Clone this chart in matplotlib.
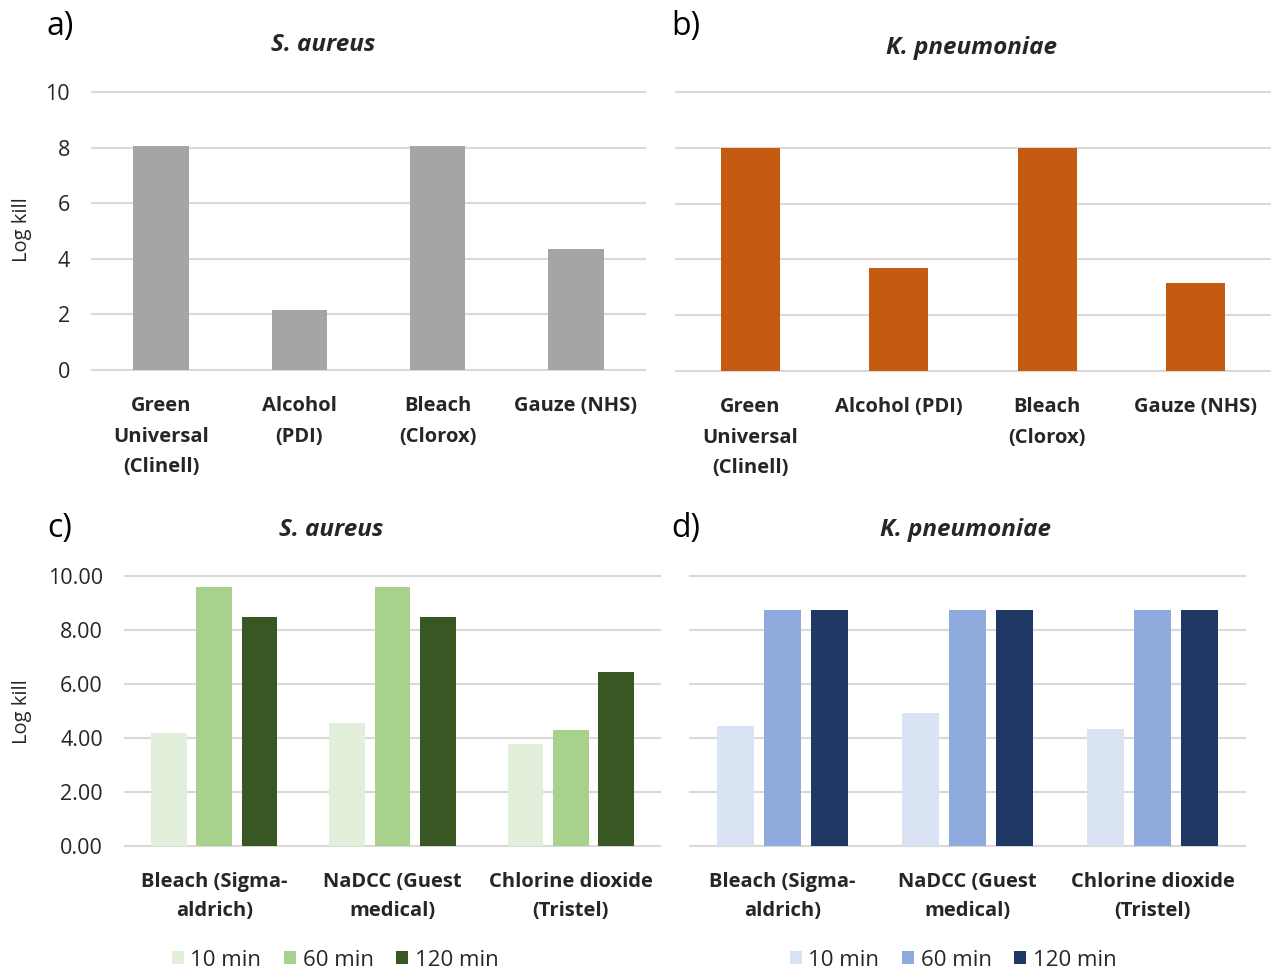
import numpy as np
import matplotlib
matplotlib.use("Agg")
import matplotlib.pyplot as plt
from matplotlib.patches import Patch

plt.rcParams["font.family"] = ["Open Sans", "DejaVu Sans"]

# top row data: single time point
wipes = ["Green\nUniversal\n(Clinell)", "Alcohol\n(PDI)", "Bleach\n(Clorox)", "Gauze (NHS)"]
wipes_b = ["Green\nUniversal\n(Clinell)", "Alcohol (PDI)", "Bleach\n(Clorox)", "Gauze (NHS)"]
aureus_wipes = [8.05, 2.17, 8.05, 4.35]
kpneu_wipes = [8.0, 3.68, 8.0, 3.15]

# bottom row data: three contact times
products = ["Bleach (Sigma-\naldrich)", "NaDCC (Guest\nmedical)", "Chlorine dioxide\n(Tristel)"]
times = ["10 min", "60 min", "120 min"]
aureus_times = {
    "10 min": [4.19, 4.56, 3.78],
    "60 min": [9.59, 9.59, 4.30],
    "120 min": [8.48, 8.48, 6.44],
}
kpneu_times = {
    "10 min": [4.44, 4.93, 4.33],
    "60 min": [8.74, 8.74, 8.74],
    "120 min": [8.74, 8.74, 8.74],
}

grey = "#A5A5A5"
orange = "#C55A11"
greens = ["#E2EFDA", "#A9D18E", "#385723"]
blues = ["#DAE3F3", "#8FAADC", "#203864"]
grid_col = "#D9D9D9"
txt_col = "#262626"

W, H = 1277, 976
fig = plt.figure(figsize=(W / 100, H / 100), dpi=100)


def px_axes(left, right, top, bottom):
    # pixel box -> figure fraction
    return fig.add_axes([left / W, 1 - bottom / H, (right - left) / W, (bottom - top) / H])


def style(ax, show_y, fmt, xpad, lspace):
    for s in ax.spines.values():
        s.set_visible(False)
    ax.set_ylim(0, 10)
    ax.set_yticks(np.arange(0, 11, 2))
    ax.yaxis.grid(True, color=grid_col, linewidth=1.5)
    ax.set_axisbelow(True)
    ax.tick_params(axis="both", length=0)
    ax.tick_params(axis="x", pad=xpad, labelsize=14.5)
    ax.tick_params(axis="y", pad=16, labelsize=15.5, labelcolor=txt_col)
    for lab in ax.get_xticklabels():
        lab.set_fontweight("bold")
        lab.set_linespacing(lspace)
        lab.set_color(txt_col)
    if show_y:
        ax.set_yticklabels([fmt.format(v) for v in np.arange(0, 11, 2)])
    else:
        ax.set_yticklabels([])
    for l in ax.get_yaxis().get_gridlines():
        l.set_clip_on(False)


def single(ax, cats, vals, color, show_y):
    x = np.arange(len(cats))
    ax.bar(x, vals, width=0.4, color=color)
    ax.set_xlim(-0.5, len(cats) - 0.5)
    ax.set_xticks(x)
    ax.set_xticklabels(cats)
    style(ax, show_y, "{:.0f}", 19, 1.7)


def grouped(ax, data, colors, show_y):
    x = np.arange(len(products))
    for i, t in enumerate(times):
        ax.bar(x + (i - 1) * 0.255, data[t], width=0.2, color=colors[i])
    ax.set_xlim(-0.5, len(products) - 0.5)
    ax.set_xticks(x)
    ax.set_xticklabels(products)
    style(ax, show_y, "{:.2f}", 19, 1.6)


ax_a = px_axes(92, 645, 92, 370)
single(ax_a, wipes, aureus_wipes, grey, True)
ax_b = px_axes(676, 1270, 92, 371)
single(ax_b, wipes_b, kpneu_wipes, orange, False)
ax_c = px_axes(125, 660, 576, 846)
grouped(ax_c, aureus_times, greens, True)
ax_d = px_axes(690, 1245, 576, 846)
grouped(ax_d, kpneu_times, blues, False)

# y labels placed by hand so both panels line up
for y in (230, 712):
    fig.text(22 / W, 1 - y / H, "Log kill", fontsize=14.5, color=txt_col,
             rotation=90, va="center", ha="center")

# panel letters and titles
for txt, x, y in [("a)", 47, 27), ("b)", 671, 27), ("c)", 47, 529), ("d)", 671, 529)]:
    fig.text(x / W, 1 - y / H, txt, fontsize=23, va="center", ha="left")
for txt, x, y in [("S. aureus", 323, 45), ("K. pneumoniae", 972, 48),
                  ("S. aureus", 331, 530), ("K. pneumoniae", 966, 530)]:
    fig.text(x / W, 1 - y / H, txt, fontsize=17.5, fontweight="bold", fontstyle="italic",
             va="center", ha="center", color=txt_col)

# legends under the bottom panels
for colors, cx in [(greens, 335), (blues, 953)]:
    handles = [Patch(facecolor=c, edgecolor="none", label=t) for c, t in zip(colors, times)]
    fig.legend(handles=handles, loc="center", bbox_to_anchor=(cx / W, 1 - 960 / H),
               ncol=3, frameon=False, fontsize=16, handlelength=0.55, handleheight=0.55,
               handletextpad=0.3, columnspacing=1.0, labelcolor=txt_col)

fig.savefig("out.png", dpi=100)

■ EXERCISE BRIEF
Without the pictures, print the whole listing exactly as given.

■ SOLUTION TO THE PROBLEM
Clone this chart in matplotlib.
import numpy as np
import matplotlib
matplotlib.use("Agg")
import matplotlib.pyplot as plt
from matplotlib.patches import Patch

plt.rcParams["font.family"] = ["Open Sans", "DejaVu Sans"]

# top row data: single time point
wipes = ["Green\nUniversal\n(Clinell)", "Alcohol\n(PDI)", "Bleach\n(Clorox)", "Gauze (NHS)"]
wipes_b = ["Green\nUniversal\n(Clinell)", "Alcohol (PDI)", "Bleach\n(Clorox)", "Gauze (NHS)"]
aureus_wipes = [8.05, 2.17, 8.05, 4.35]
kpneu_wipes = [8.0, 3.68, 8.0, 3.15]

# bottom row data: three contact times
products = ["Bleach (Sigma-\naldrich)", "NaDCC (Guest\nmedical)", "Chlorine dioxide\n(Tristel)"]
times = ["10 min", "60 min", "120 min"]
aureus_times = {
    "10 min": [4.19, 4.56, 3.78],
    "60 min": [9.59, 9.59, 4.30],
    "120 min": [8.48, 8.48, 6.44],
}
kpneu_times = {
    "10 min": [4.44, 4.93, 4.33],
    "60 min": [8.74, 8.74, 8.74],
    "120 min": [8.74, 8.74, 8.74],
}

grey = "#A5A5A5"
orange = "#C55A11"
greens = ["#E2EFDA", "#A9D18E", "#385723"]
blues = ["#DAE3F3", "#8FAADC", "#203864"]
grid_col = "#D9D9D9"
txt_col = "#262626"

W, H = 1277, 976
fig = plt.figure(figsize=(W / 100, H / 100), dpi=100)


def px_axes(left, right, top, bottom):
    # pixel box -> figure fraction
    return fig.add_axes([left / W, 1 - bottom / H, (right - left) / W, (bottom - top) / H])


def style(ax, show_y, fmt, xpad, lspace):
    for s in ax.spines.values():
        s.set_visible(False)
    ax.set_ylim(0, 10)
    ax.set_yticks(np.arange(0, 11, 2))
    ax.yaxis.grid(True, color=grid_col, linewidth=1.5)
    ax.set_axisbelow(True)
    ax.tick_params(axis="both", length=0)
    ax.tick_params(axis="x", pad=xpad, labelsize=14.5)
    ax.tick_params(axis="y", pad=16, labelsize=15.5, labelcolor=txt_col)
    for lab in ax.get_xticklabels():
        lab.set_fontweight("bold")
        lab.set_linespacing(lspace)
        lab.set_color(txt_col)
    if show_y:
        ax.set_yticklabels([fmt.format(v) for v in np.arange(0, 11, 2)])
    else:
        ax.set_yticklabels([])
    for l in ax.get_yaxis().get_gridlines():
        l.set_clip_on(False)


def single(ax, cats, vals, color, show_y):
    x = np.arange(len(cats))
    ax.bar(x, vals, width=0.4, color=color)
    ax.set_xlim(-0.5, len(cats) - 0.5)
    ax.set_xticks(x)
    ax.set_xticklabels(cats)
    style(ax, show_y, "{:.0f}", 19, 1.7)


def grouped(ax, data, colors, show_y):
    x = np.arange(len(products))
    for i, t in enumerate(times):
        ax.bar(x + (i - 1) * 0.255, data[t], width=0.2, color=colors[i])
    ax.set_xlim(-0.5, len(products) - 0.5)
    ax.set_xticks(x)
    ax.set_xticklabels(products)
    style(ax, show_y, "{:.2f}", 19, 1.6)


ax_a = px_axes(92, 645, 92, 370)
single(ax_a, wipes, aureus_wipes, grey, True)
ax_b = px_axes(676, 1270, 92, 371)
single(ax_b, wipes_b, kpneu_wipes, orange, False)
ax_c = px_axes(125, 660, 576, 846)
grouped(ax_c, aureus_times, greens, True)
ax_d = px_axes(690, 1245, 576, 846)
grouped(ax_d, kpneu_times, blues, False)

# y labels placed by hand so both panels line up
for y in (230, 712):
    fig.text(22 / W, 1 - y / H, "Log kill", fontsize=14.5, color=txt_col,
             rotation=90, va="center", ha="center")

# panel letters and titles
for txt, x, y in [("a)", 47, 27), ("b)", 671, 27), ("c)", 47, 529), ("d)", 671, 529)]:
    fig.text(x / W, 1 - y / H, txt, fontsize=23, va="center", ha="left")
for txt, x, y in [("S. aureus", 323, 45), ("K. pneumoniae", 972, 48),
                  ("S. aureus", 331, 530), ("K. pneumoniae", 966, 530)]:
    fig.text(x / W, 1 - y / H, txt, fontsize=17.5, fontweight="bold", fontstyle="italic",
             va="center", ha="center", color=txt_col)

# legends under the bottom panels
for colors, cx in [(greens, 335), (blues, 953)]:
    handles = [Patch(facecolor=c, edgecolor="none", label=t) for c, t in zip(colors, times)]
    fig.legend(handles=handles, loc="center", bbox_to_anchor=(cx / W, 1 - 960 / H),
               ncol=3, frameon=False, fontsize=16, handlelength=0.55, handleheight=0.55,
               handletextpad=0.3, columnspacing=1.0, labelcolor=txt_col)

fig.savefig("out.png", dpi=100)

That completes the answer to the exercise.